Alternatives to Violence
The Alternatives to Violence Project (AVP) began in 1975, when a group
of inmates near New York City asked a local Quaker group to provide
them with non-violence training. Highly experiential in nature, the
workshop encourages participants to recognize that they can best find
their own answers to the conflicts they encounter.
AVP workshops focus on the following themes:
> Seeking that which is good in ourselves and others
> Community building skills: trust, respect, and inclusiveness
> Communication skills: deep listening, speaking with clarity, and responsibility
> Conflict Transformation
There are three levels of AVP training: Basic, Advanced, and Training
for Facilitators. All workshops last for three days and emphasize building
community among participants. The Basic workshop provides an initial
introduction to the concepts outlined above.
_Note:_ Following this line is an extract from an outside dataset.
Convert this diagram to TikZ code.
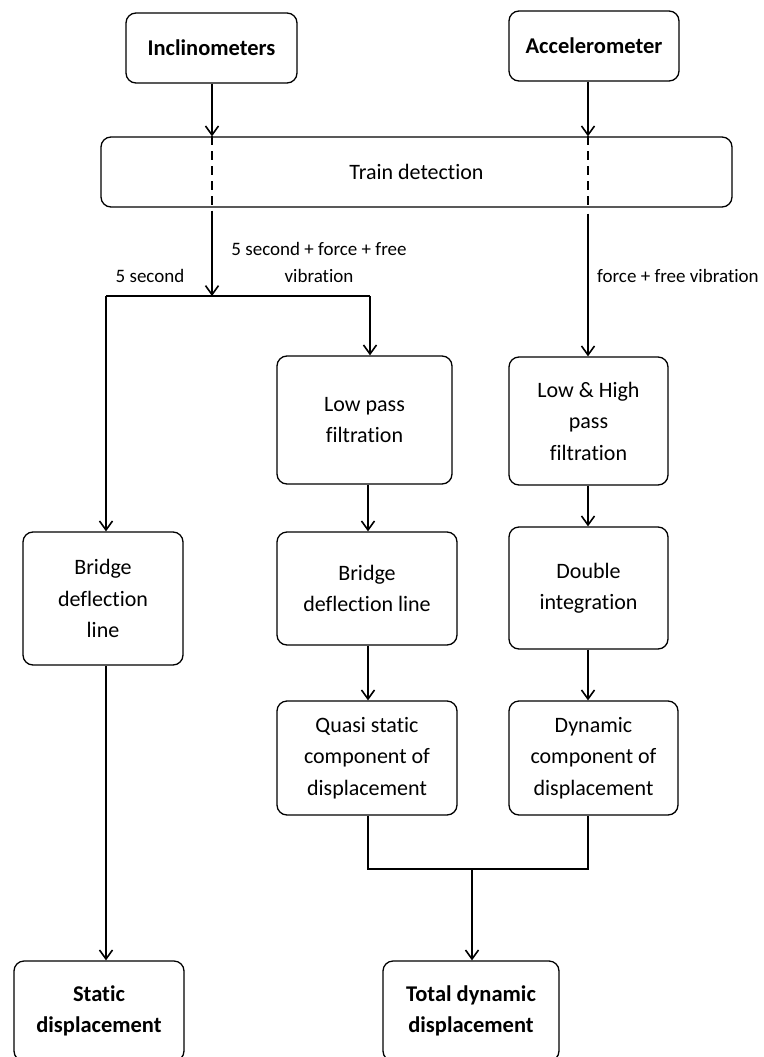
\documentclass[tikz,border=0pt]{standalone}
\usepackage{fontspec}
\setmainfont{Carlito}[Ligatures={NoCommon,NoContextual}]
\usetikzlibrary{arrows.meta,calc}
\begin{document}
\begin{tikzpicture}[x=1pt,y=-1pt,
  box/.style={draw, line width=1.3pt, rounded corners=10pt, align=center, inner sep=0pt,
    font=\fontsize{22}{31.5}\selectfont},
  bbox/.style={box, font=\fontsize{22.5}{31.5}\selectfont\bfseries},
  ln/.style={line width=1.9pt},
  arr/.style={line width=1.9pt, -{Straight Barb[length=9pt,width=13pt,line width=1.6pt]}},
  dsh/.style={line width=1.9pt, dash pattern=on 9pt off 6pt},
  lab/.style={font=\fontsize{19}{27}\selectfont, align=center, inner sep=0pt}]
\useasboundingbox (0,0) rectangle (763,1057);
\fill[white] (0,0) rectangle (763,1057);

% column coordinates
\coordinate (xI) at (212,0);
\coordinate (xR) at (588,0);
\coordinate (xM) at (368,0);
\coordinate (xL) at (106,0);
\coordinate (split) at (212,296);
\coordinate (hl) at (106,296);
\coordinate (hr) at (370,296);
\coordinate (bar) at (472,869);

% nodes
\node[bbox, minimum width=171pt, minimum height=70pt] (incl) at (211.5,48) {Inclinometers};
\node[bbox, minimum width=170pt, minimum height=70pt] (accel) at (594,46) {Accelerometer};
\node[box, minimum width=631pt, minimum height=70pt] (train) at (416.5,172) {Train detection};
\node[box, minimum width=175pt, minimum height=128pt] (lowpass) at (364.5,420) {Low pass\\filtration};
\node[box, minimum width=159pt, minimum height=128pt] (lowhigh) at (588.5,421) {Low \& High\\pass\\filtration};
\node[box, minimum width=160pt, minimum height=133pt] (bridgeL) at (103,598.5) {Bridge\\deflection\\line};
\node[box, minimum width=180pt, minimum height=113pt] (bridgeM) at (367,588.5) {Bridge\\deflection line};
\node[box, minimum width=159pt, minimum height=122pt] (double) at (588.5,588) {Double\\integration};
\node[box, minimum width=180pt, minimum height=114pt] (quasi) at (367,758) {Quasi static\\component of\\displacement};
\node[box, minimum width=169pt, minimum height=114pt] (dynamic) at (593.5,758) {Dynamic\\component of\\displacement};
\node[bbox, minimum width=170pt, minimum height=100pt] (static) at (99,1011) {Static\\displacement};
\node[bbox, minimum width=176pt, minimum height=100pt] (total) at (471,1011) {Total dynamic\\displacement};

% labels
\node[lab] (l5) at (150,276) {5 second};
\node[lab] (l5f) at (319,262) {5 second + force + free\\vibration};
\node[lab, anchor=west] (lf) at (597,276) {force + free vibration};

% connectors
\draw[arr] (incl.south -| xI) -- (train.north -| xI);
\draw[arr] (accel.south -| xR) -- (train.north -| xR);
\draw[dsh] (train.north -| xI) -- (train.south -| xI);
\draw[dsh] (train.north -| xR) -- (train.south -| xR);
\draw[arr] ($(train.south -| xI)+(0,3)$) -- (split);
\draw[ln] (hl) -- (hr);
\draw[arr] (hl) -- (bridgeL.north -| hl);
\draw[arr] (hr) -- (lowpass.north -| hr);
\draw[arr] ($(train.south -| xR)+(0,6)$) -- (lowhigh.north -| xR);
\draw[arr] (lowpass.south -| xM) -- (bridgeM.north -| xM);
\draw[arr] (bridgeM.south -| xM) -- (quasi.north -| xM);
\draw[arr] (lowhigh.south -| xR) -- (double.north -| xR);
\draw[arr] (double.south -| xR) -- (dynamic.north -| xR);
\draw[line width=2.3pt] (quasi.south -| xM) -- (xM |- bar) -- (xR |- bar) -- (dynamic.south -| xR);
\draw[arr] (bar) -- (total.north -| bar);
\draw[arr] (bridgeL.south -| xL) -- (static.north -| xL);
\end{tikzpicture}
\end{document}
In the Advanced workshops,
participants choose the thematic focus that they want to explore more
fully. Examples of such themes include fear, anger, forgiveness, or discrimination.
In the Training for Facilitators, participants learn the skills needed
to lead workshops on their own.
AGLI introduced AVP in Rwanda in 2001, Burundi in 2002, western Kenya
and Nairobi in 2003, and eastern Congo in 2005. These programs now all
have experienced, trained AVP facilitators plus lead facilitators who
can offer advanced workshops and training for facilitators. AVP is now
being used as a basic training for specific peace work in the region
when funding is available: for example, with youth in Kenya who experienced
the post-election violence and for returned Hutu and Tutsi refugees from
Tanzania that were resettled in Rwanda. AVP is now a tool, a well-developed
workshop that is used to obtain broader objectives.